I don't think that will happen to Frampton but he's just coming to the stage of his career when we'll find out how good he is.

Carl's manager, Barry McGuigan, has invested a lot of time in him and has been singing his praises for over a year now. The fact that he has moved up to title level with so few fight shows they have confidence him.

I don't think Barry is modelling Frampton on his own style, but as Carl's not the tallest kid in the world, he'll want to learn how to get close to the body, something Barry was pretty good at.

McGuigan was also a pressure fighter and that, too, is a trait Frampton will be looking to develop.

Movement

Carl's opponent, Hughes, is a very good boxer but he doesn't have a lot of power so we obviously shouldn't expect him to stand and trade at any time.

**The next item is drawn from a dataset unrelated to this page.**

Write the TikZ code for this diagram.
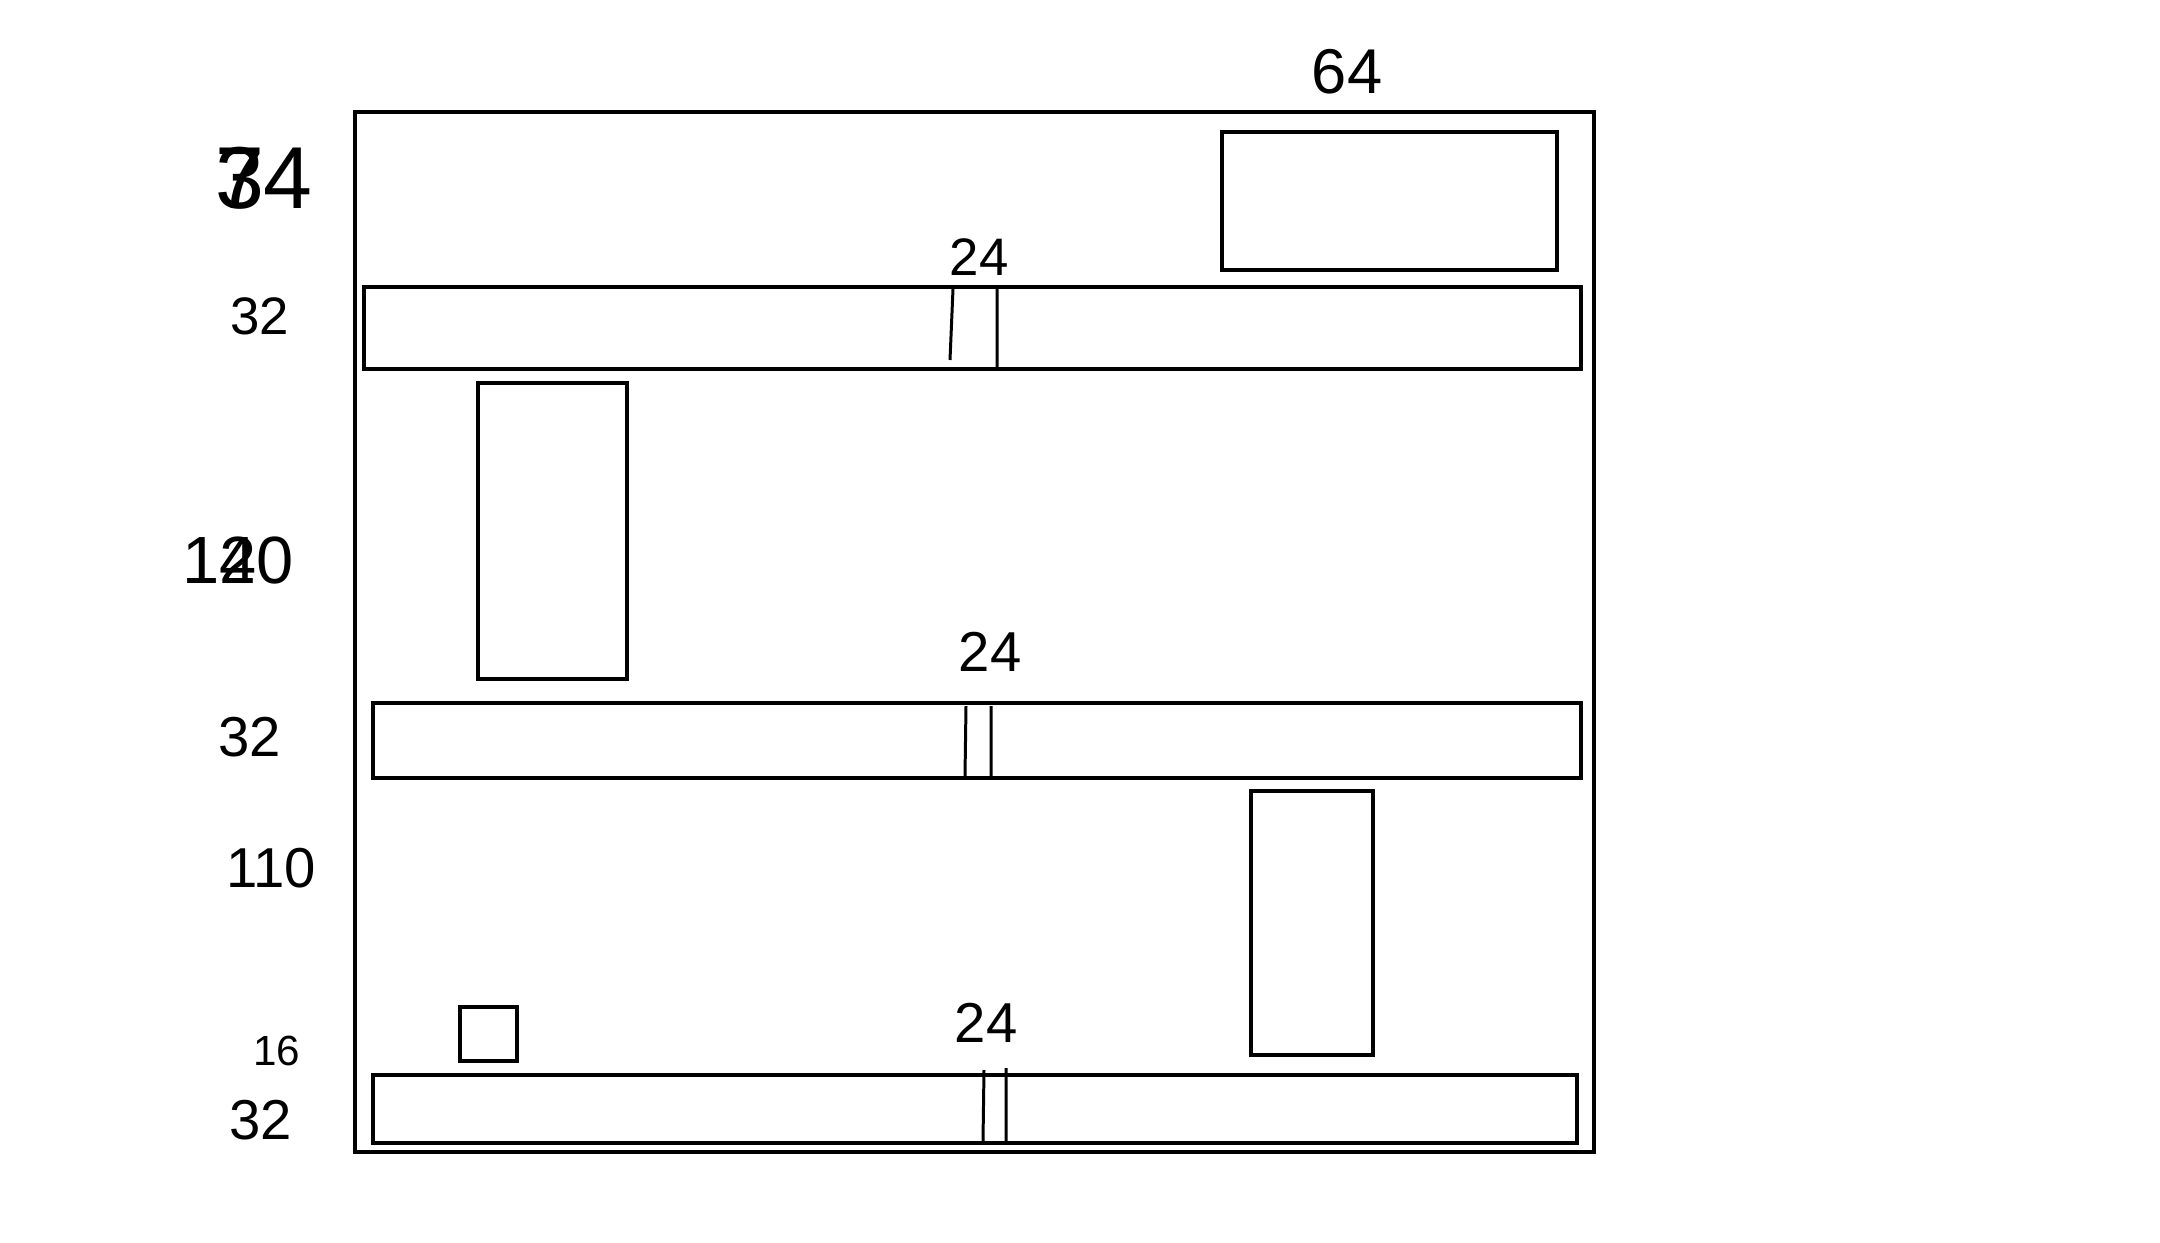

He is a southpaw, though, and that could prove tricky for Frampton, while his movement should cause some problems as well.

The last time I saw Hughes box was in his only losing fight, against Jamie Arthur. I don't think he performed at his best and I got the impression that he was holding something back. I don't know if he was a bit unsure of how to go for 12 rounds, but now that he has - and lost - that might spur him on a bit.

There wasn't anything wrong technically with Hughes and we have to remember that Arthur is a handful for anybody because he really goes at it. That would fight have been good preparation for Frampton, who is also a come-forward type who sets a fair old pace.

Hughes has said that the fact he has gone the distance, albeit only once, might give him an advantage over Frampton, whose longest fight was a 10th-round win over Wales' Robbie Turley last year.

I could see where Hughes was coming from had he won the fight over 12 rounds, but he lost. Arthur was deducted two points and still won pretty handily, so I don't understand how he can turn a defeat against Arthur into a plus against Frampton.

Perhaps the York Hall in Bethnal Green will inspire Hughes; it's a well-established boxing venue and the architecture of the arena tends to bring out the best in people. The crowd is always really fervent, too, with people in the balconies hanging over the ring.

We've seen some terrific bouts in the building and I'm expecting this to be a good fight, too - however long it lasts...

Jim's judgment

I think eventually Frampton's strength and work rate will get to Hughes. It just depends on how well Frampton, who we have to remember is not yet the finished article, gets to grips with Hughes' height, reach and movement in the early stages. However, I think he'll sort that out and by the halfway stage I think he might prove to be too good all-round.